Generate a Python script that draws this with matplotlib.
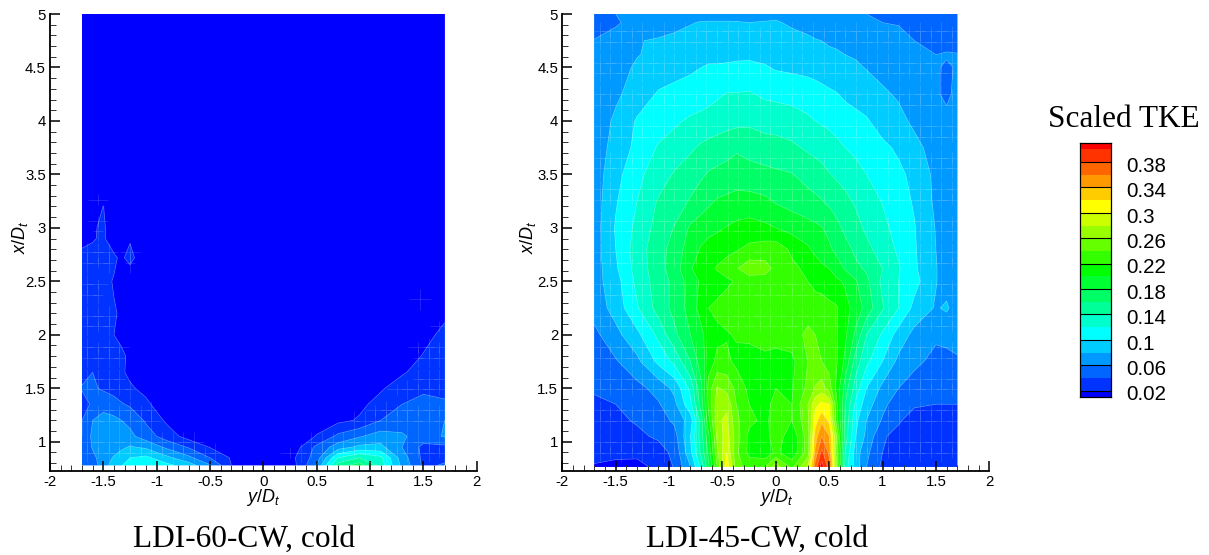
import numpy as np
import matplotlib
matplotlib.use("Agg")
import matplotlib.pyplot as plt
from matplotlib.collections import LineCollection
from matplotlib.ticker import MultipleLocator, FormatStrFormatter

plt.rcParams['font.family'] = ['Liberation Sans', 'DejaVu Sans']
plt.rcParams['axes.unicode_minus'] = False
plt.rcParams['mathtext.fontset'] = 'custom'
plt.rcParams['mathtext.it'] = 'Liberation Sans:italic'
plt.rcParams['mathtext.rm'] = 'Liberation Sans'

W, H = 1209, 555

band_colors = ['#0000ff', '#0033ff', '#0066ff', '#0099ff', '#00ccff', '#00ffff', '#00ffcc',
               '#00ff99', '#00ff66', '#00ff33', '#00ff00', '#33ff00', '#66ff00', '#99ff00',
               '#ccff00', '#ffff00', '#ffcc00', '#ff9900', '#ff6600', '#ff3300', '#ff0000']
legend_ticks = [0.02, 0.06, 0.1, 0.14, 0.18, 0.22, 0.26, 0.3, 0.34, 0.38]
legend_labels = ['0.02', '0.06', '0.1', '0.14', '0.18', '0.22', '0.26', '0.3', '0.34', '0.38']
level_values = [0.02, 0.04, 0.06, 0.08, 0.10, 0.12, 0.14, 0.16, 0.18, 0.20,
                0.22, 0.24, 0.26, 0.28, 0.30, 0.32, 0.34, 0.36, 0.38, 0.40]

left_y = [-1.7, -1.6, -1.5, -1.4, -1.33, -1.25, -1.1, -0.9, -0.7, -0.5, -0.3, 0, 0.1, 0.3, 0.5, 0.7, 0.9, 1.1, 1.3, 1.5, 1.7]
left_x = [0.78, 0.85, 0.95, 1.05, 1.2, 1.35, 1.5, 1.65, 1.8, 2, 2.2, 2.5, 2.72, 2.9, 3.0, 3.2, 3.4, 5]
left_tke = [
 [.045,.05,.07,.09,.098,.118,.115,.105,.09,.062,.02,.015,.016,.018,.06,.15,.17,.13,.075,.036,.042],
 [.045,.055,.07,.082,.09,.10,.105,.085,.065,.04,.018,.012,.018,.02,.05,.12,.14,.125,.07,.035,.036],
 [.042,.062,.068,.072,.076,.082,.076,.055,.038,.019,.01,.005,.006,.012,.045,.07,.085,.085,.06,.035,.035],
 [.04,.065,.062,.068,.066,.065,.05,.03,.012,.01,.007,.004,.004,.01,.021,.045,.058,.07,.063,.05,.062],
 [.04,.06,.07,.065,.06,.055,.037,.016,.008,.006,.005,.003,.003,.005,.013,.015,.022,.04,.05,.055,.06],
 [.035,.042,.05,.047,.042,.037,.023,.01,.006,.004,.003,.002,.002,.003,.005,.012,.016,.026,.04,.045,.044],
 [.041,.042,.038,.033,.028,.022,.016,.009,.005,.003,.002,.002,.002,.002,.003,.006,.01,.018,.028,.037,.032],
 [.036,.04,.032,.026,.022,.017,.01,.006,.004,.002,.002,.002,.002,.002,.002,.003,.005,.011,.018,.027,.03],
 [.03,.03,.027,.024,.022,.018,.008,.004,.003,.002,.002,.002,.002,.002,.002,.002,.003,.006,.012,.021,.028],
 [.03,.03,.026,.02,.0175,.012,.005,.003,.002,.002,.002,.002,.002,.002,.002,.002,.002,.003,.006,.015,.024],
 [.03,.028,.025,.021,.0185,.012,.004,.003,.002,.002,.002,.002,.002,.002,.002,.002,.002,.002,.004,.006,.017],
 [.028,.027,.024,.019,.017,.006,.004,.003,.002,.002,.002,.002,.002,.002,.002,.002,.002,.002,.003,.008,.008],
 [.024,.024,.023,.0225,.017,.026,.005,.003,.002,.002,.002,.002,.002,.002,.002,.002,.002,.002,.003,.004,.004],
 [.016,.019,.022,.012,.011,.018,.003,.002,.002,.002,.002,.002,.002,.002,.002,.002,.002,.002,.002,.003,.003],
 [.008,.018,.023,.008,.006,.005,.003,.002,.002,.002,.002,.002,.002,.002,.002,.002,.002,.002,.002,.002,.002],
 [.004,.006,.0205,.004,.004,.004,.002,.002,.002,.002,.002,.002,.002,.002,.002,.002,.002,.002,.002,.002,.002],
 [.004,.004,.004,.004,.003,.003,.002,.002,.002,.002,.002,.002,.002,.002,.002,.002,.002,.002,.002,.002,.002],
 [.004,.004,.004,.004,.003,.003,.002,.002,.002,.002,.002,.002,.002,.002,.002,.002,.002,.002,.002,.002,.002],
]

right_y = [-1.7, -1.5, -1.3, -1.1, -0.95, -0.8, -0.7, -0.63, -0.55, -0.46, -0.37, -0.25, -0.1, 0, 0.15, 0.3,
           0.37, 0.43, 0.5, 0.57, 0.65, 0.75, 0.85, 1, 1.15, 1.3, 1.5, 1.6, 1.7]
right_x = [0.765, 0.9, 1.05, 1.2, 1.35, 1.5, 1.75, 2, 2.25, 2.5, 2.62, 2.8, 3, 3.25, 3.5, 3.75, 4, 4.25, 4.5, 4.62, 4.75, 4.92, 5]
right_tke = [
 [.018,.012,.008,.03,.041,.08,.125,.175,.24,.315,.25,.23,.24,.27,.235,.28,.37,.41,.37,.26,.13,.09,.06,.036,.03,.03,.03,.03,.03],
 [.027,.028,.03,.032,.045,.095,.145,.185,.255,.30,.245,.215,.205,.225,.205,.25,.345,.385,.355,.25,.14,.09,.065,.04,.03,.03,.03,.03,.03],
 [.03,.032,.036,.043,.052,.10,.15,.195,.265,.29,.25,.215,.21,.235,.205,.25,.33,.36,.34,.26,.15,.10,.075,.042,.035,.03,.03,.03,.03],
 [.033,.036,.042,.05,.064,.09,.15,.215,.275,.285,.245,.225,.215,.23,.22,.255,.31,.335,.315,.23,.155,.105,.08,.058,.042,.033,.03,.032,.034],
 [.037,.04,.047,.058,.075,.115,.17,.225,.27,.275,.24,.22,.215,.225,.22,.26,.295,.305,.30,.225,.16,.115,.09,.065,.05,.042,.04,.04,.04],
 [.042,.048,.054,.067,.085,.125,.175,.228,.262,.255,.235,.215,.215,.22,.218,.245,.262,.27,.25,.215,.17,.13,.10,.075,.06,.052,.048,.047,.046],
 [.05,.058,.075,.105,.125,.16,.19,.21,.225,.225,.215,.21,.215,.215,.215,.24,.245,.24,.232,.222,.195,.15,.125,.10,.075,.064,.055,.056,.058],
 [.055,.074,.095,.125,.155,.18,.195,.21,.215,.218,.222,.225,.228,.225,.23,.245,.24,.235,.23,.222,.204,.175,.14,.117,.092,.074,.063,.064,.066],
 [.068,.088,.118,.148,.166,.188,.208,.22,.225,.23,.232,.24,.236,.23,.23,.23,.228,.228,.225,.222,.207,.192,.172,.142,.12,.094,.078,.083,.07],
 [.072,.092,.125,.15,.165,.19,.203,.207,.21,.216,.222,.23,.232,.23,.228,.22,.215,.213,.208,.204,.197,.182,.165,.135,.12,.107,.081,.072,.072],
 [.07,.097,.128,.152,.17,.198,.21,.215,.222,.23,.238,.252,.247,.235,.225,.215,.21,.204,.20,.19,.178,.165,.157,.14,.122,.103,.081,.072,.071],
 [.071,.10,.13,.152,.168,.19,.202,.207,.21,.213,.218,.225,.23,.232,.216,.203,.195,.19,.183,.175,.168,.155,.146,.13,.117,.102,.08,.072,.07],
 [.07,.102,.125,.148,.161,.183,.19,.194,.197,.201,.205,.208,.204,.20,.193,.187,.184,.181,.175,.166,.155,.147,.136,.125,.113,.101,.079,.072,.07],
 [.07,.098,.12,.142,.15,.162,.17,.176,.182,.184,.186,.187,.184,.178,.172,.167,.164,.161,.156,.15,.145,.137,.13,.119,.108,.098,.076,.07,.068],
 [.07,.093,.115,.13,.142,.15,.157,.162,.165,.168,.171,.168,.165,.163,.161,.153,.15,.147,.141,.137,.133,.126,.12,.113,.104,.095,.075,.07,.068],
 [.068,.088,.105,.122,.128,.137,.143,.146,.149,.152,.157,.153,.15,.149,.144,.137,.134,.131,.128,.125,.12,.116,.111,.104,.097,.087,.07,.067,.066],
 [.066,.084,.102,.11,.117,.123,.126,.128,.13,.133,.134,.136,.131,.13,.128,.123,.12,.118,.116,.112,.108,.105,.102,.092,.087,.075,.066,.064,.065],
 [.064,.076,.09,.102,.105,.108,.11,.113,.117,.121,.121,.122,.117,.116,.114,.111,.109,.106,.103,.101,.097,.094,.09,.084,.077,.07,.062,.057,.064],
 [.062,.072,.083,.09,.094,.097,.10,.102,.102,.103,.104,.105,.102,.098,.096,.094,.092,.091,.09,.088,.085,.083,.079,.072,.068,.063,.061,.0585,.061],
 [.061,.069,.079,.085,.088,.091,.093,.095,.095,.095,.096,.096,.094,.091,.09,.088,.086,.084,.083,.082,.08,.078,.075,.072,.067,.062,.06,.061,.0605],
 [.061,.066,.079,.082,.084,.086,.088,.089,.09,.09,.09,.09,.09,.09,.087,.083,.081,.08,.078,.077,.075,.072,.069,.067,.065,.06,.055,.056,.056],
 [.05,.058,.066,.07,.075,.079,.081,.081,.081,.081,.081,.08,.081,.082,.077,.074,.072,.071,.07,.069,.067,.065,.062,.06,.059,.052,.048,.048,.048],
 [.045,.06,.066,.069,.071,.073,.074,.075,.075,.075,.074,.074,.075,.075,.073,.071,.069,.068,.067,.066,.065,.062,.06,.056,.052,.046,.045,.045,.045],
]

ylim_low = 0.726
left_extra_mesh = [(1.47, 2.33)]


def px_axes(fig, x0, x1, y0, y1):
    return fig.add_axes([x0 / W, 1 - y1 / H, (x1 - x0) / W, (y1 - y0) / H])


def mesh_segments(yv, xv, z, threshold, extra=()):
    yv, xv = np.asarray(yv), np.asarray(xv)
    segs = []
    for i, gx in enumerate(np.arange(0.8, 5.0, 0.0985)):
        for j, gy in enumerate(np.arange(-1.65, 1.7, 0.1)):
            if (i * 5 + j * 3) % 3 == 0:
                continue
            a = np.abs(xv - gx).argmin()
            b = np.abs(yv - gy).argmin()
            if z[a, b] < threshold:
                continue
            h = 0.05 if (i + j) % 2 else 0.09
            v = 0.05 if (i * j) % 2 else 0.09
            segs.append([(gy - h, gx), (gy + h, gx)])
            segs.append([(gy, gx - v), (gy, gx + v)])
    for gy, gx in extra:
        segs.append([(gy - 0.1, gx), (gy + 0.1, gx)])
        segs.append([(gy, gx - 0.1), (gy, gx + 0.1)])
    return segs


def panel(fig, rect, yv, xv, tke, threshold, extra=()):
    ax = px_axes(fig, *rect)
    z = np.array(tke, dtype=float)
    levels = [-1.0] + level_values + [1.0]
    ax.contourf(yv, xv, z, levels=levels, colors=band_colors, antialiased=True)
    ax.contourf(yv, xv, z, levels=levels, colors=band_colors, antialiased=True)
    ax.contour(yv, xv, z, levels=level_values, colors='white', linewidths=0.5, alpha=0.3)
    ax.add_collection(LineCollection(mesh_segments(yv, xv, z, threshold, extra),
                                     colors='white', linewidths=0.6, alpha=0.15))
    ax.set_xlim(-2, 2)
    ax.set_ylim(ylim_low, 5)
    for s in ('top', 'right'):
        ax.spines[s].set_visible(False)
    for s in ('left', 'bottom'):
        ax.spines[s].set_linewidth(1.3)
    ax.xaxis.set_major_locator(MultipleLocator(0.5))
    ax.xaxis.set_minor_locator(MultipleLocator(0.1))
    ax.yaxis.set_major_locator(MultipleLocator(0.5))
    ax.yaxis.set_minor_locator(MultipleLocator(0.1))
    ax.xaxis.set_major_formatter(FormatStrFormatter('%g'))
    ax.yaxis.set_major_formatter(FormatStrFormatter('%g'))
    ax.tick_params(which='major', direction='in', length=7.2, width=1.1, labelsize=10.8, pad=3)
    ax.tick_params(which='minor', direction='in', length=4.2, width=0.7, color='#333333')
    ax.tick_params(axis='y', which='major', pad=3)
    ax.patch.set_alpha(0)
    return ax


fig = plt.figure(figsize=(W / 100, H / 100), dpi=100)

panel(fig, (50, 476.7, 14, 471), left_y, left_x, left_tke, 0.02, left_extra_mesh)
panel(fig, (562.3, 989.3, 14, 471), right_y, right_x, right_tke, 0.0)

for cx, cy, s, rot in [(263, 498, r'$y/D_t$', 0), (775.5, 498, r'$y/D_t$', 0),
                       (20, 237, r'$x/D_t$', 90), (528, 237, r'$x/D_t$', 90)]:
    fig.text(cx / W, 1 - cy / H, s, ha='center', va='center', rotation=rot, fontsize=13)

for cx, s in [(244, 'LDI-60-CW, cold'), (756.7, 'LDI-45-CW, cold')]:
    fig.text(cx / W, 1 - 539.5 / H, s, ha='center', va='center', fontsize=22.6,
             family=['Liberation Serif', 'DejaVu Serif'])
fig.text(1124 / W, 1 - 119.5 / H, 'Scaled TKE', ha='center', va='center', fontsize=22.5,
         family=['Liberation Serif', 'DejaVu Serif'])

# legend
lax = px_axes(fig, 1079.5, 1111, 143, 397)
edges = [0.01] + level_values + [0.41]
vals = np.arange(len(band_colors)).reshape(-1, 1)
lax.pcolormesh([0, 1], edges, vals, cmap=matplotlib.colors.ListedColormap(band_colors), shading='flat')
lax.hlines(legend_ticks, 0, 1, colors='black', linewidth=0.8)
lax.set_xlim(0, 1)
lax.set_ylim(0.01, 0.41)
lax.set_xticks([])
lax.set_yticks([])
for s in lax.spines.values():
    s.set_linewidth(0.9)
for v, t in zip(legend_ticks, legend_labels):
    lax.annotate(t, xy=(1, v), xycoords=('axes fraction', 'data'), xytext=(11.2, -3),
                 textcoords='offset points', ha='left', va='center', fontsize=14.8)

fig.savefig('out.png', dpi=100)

▶ _Exercise directions_: Reproduce the material above exactly, first line through the line that contains "from matplotlib.ticker import", minus the pictures.

▶ _Exercise answer_:
Generate a Python script that draws this with matplotlib.
import numpy as np
import matplotlib
matplotlib.use("Agg")
import matplotlib.pyplot as plt
from matplotlib.collections import LineCollection
from matplotlib.ticker import MultipleLocator, FormatStrFormatter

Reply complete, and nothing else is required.